GIVEN MATERIAL
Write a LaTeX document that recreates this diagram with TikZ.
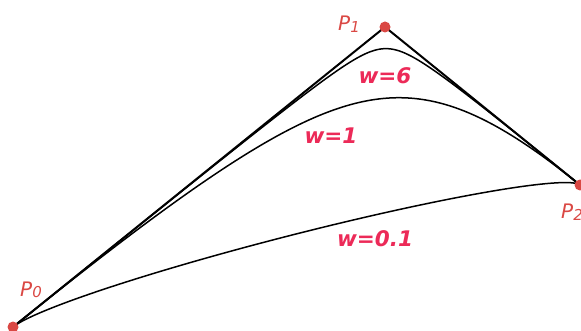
\documentclass[tikz,border=0pt]{standalone}
\usepackage{fontspec}
\newfontfamily\lab{DejaVu Sans}
\definecolor{ptred}{RGB}{218,72,68}
\definecolor{wred}{RGB}{236,42,88}
\begin{document}
\begin{tikzpicture}[x=1pt,y=-1pt,
  poly/.style={line width=2pt, black, line join=round},
  curve/.style={line width=1.5pt, black},
  dot/.style={circle, fill=ptred, inner sep=0pt, minimum size=11pt},
  plab/.style={text=ptred, font=\lab\itshape\fontsize{20}{20}\selectfont, inner sep=0pt},
  wlab/.style={text=wred, font=\lab\bfseries\itshape\fontsize{21.5}{24}\selectfont, inner sep=0pt}]
\useasboundingbox (0,0) rectangle (581,331);
\coordinate (P0) at (13,327);
\coordinate (P1) at (385,27);
\coordinate (P2) at (580,185);
% control polygon
\draw[poly] (P0) -- (P1) -- (P2);
% rational quadratic curves
\draw[curve] plot[domain=0:1,samples=400,variable=\t]
  ({((1-\t)^2*13+2*9*\t*(1-\t)*385+\t^2*580)/((1-\t)^2+2*9*\t*(1-\t)+\t^2)},
   {((1-\t)^2*327+2*9*\t*(1-\t)*27+\t^2*185)/((1-\t)^2+2*9*\t*(1-\t)+\t^2)});
\draw[curve] plot[domain=0:1,samples=400,variable=\t]
  ({((1-\t)^2*13+2*2*\t*(1-\t)*385+\t^2*580)/((1-\t)^2+2*2*\t*(1-\t)+\t^2)},
   {((1-\t)^2*327+2*2*\t*(1-\t)*27+\t^2*185)/((1-\t)^2+2*2*\t*(1-\t)+\t^2)});
\draw[curve] plot[domain=0:1,samples=400,variable=\t]
  ({((1-\t)^2*13+2*0.12*\t*(1-\t)*385+\t^2*580)/((1-\t)^2+2*0.12*\t*(1-\t)+\t^2)},
   {((1-\t)^2*327+2*0.12*\t*(1-\t)*27+\t^2*185)/((1-\t)^2+2*0.12*\t*(1-\t)+\t^2)});
% points
\node[dot] (d0) at (P0) {};
\node[dot] (d1) at (P1) {};
\node[dot] (d2) at (P2) {};
% labels
\node[plab] (l0) at (31,290) {P\raisebox{-1pt}{\fontsize{15}{15}\selectfont 0}};
\node[plab] (l1) at (349,24) {P\raisebox{-2pt}{\fontsize{15}{15}\selectfont 1}};
\node[plab, anchor=west] (l2) at (561,212) {P\raisebox{-2pt}{\fontsize{15}{15}\selectfont 2}};
\node[wlab] (w6) at (385,76) {w=6};
\node[wlab] (w1) at (331,136) {w=1};
\node[wlab] (w01) at (375,239) {w=0.1};
\end{tikzpicture}
\end{document}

BRIEF
Return the listing above unchanged, apart from dropping its pictures.

COMPLETED EXERCISE
Write a LaTeX document that recreates this diagram with TikZ.
\documentclass[tikz,border=0pt]{standalone}
\usepackage{fontspec}
\newfontfamily\lab{DejaVu Sans}
\definecolor{ptred}{RGB}{218,72,68}
\definecolor{wred}{RGB}{236,42,88}
\begin{document}
\begin{tikzpicture}[x=1pt,y=-1pt,
  poly/.style={line width=2pt, black, line join=round},
  curve/.style={line width=1.5pt, black},
  dot/.style={circle, fill=ptred, inner sep=0pt, minimum size=11pt},
  plab/.style={text=ptred, font=\lab\itshape\fontsize{20}{20}\selectfont, inner sep=0pt},
  wlab/.style={text=wred, font=\lab\bfseries\itshape\fontsize{21.5}{24}\selectfont, inner sep=0pt}]
\useasboundingbox (0,0) rectangle (581,331);
\coordinate (P0) at (13,327);
\coordinate (P1) at (385,27);
\coordinate (P2) at (580,185);
% control polygon
\draw[poly] (P0) -- (P1) -- (P2);
% rational quadratic curves
\draw[curve] plot[domain=0:1,samples=400,variable=\t]
  ({((1-\t)^2*13+2*9*\t*(1-\t)*385+\t^2*580)/((1-\t)^2+2*9*\t*(1-\t)+\t^2)},
   {((1-\t)^2*327+2*9*\t*(1-\t)*27+\t^2*185)/((1-\t)^2+2*9*\t*(1-\t)+\t^2)});
\draw[curve] plot[domain=0:1,samples=400,variable=\t]
  ({((1-\t)^2*13+2*2*\t*(1-\t)*385+\t^2*580)/((1-\t)^2+2*2*\t*(1-\t)+\t^2)},
   {((1-\t)^2*327+2*2*\t*(1-\t)*27+\t^2*185)/((1-\t)^2+2*2*\t*(1-\t)+\t^2)});
\draw[curve] plot[domain=0:1,samples=400,variable=\t]
  ({((1-\t)^2*13+2*0.12*\t*(1-\t)*385+\t^2*580)/((1-\t)^2+2*0.12*\t*(1-\t)+\t^2)},
   {((1-\t)^2*327+2*0.12*\t*(1-\t)*27+\t^2*185)/((1-\t)^2+2*0.12*\t*(1-\t)+\t^2)});
% points
\node[dot] (d0) at (P0) {};
\node[dot] (d1) at (P1) {};
\node[dot] (d2) at (P2) {};
% labels
\node[plab] (l0) at (31,290) {P\raisebox{-1pt}{\fontsize{15}{15}\selectfont 0}};
\node[plab] (l1) at (349,24) {P\raisebox{-2pt}{\fontsize{15}{15}\selectfont 1}};
\node[plab, anchor=west] (l2) at (561,212) {P\raisebox{-2pt}{\fontsize{15}{15}\selectfont 2}};
\node[wlab] (w6) at (385,76) {w=6};
\node[wlab] (w1) at (331,136) {w=1};
\node[wlab] (w01) at (375,239) {w=0.1};
\end{tikzpicture}
\end{document}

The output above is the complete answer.